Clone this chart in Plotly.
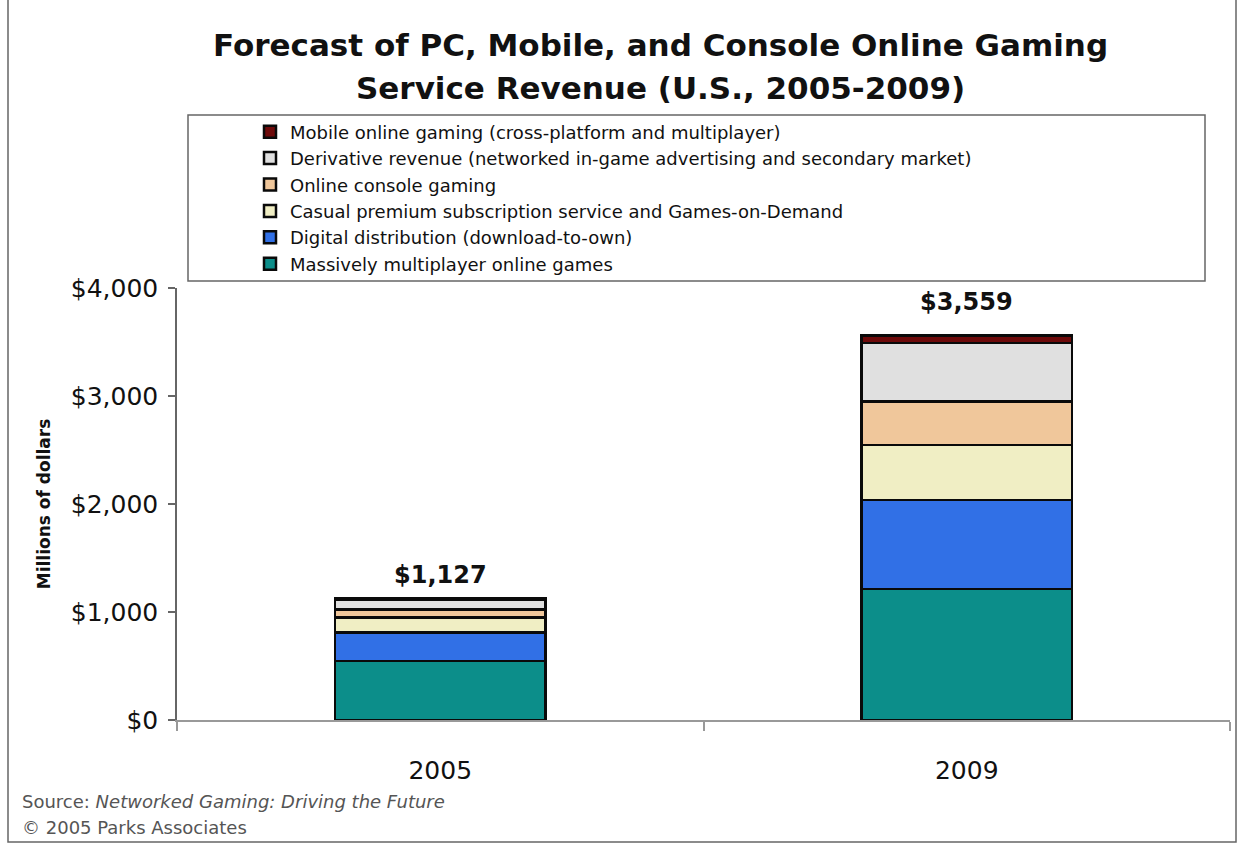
import plotly.graph_objects as go

# ---------------- data ----------------
years = ["2005", "2009"]
mmog = [545, 1213]
digital = [265, 824]
casual = [140, 509]
console = [75, 401]
derivative = [90, 542]
mobile = [12, 70]
totals = [1127, 3559]

series_names = [
    "Massively multiplayer online games",
    "Digital distribution (download-to-own)",
    "Casual premium subscription service and Games-on-Demand",
    "Online console gaming",
    "Derivative revenue (networked in-game advertising and secondary market)",
    "Mobile online gaming (cross-platform and multiplayer)",
]
series_values = [mmog, digital, casual, console, derivative, mobile]
series_colors = ["#0C8E8A", "#3170E6", "#F0EEC4", "#F0C79B", "#E0E0E0", "#6E0A0A"]

title_lines = ["Forecast of PC, Mobile, and Console Online Gaming",
               "Service Revenue (U.S., 2005-2009)"]

y_tickvals = [0, 1000, 2000, 3000, 4000]
y_ticktext = ["$0", "$1,000", "$2,000", "$3,000", "$4,000"]

# ---------------- layout helpers (pixel -> paper) ----------------
W, H = 1238, 844
L, R, T, B = 177, 8, 288, 124
PW, PH = W - L - R, H - T - B


def px(x):
    return (x - L) / PW


def py(y):
    return (H - B - y) / PH


FONT = "DejaVu Sans, Verdana, sans-serif"

fig = go.Figure()
for name, vals, col in zip(series_names, series_values, series_colors):
    fig.add_trace(go.Bar(
        x=years, y=vals, name=name,
        marker=dict(color=col, line=dict(color="#0a0a0a", width=2.5)),
    ))

label_shift = [7, 18]
for i, (tot, sh) in enumerate(zip(totals, label_shift)):
    # category axis: annotation x given as category index
    fig.add_annotation(
        x=i, y=tot, text="<b>$" + f"{tot:,}" + "</b>", showarrow=False,
        yanchor="bottom", yshift=sh, font=dict(family=FONT, size=24, color="#111"),
    )

# title (two centred lines)
for line, ypix in zip(title_lines, [45, 88]):
    fig.add_annotation(
        xref="paper", yref="paper", x=px(660), y=py(ypix), xanchor="center", yanchor="middle",
        text="<b>" + line + "</b>", showarrow=False,
        font=dict(family=FONT, size=31, color="#111"),
    )

# footer
fig.add_annotation(
    xref="paper", yref="paper", x=px(20), y=py(801), xanchor="left", yanchor="middle",
    text="Source: <i>Networked Gaming: Driving the Future</i>", showarrow=False,
    font=dict(family=FONT, size=18, color="#555"),
)
fig.add_annotation(
    xref="paper", yref="paper", x=px(20), y=py(827), xanchor="left", yanchor="middle",
    text="© 2005 Parks Associates", showarrow=False,
    font=dict(family=FONT, size=18, color="#555"),
)

# legend frame
fig.add_shape(type="rect", xref="paper", yref="paper",
              x0=px(188), x1=px(1205), y0=py(281), y1=py(115),
              line=dict(color="#666", width=1.5), fillcolor="rgba(0,0,0,0)", layer="below")
# outer frame
fig.add_shape(type="rect", xref="paper", yref="paper",
              x0=px(8), x1=px(1236), y0=py(842), y1=py(-20),
              line=dict(color="#666", width=1.5), fillcolor="rgba(0,0,0,0)", layer="below")

fig.update_layout(
    width=W, height=H,
    margin=dict(l=L, r=R, t=T, b=B),
    paper_bgcolor="white", plot_bgcolor="white",
    barmode="stack", bargap=0.6,
    font=dict(family=FONT, color="#111"),
    legend=dict(
        x=px(250), y=py(113.5), xanchor="left", yanchor="top",
        traceorder="reversed", bgcolor="rgba(0,0,0,0)", borderwidth=0,
        font=dict(family=FONT, size=18, color="#111"),
        tracegroupgap=0,
    ),
    xaxis=dict(
        type="category", range=[-0.5, 1.5],
        showline=True, linecolor="#999", linewidth=1.5,
        ticks="outside", tickson="boundaries", ticklen=9, tickcolor="#999", tickwidth=1.5,
        tickfont=dict(family=FONT, size=25, color="#111"),
        ticklabelstandoff=27,
        showgrid=False, fixedrange=True,
    ),
    yaxis=dict(
        range=[0, 4000], tickvals=y_tickvals, ticktext=y_ticktext,
        showline=True, linecolor="#666", linewidth=1.5,
        ticks="outside", ticklen=7, tickcolor="#666", tickwidth=1.5,
        tickfont=dict(family=FONT, size=25, color="#111"),
        ticklabelstandoff=5,
        showgrid=False, zeroline=False,
        title=dict(text="<b>Millions of dollars</b>", standoff=16,
                   font=dict(family=FONT, size=17, color="#111")),
    ),
    showlegend=True,
)

fig.write_html("out.html")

☆ ☆ ☆ ☆

Pictures excluded, repeat exactly the lines from the top of the material through the line with "totals = [1127, 3559]", including both of those lines.

§ **Correct result**:
Clone this chart in Plotly.
import plotly.graph_objects as go

# ---------------- data ----------------
years = ["2005", "2009"]
mmog = [545, 1213]
digital = [265, 824]
casual = [140, 509]
console = [75, 401]
derivative = [90, 542]
mobile = [12, 70]
totals = [1127, 3559]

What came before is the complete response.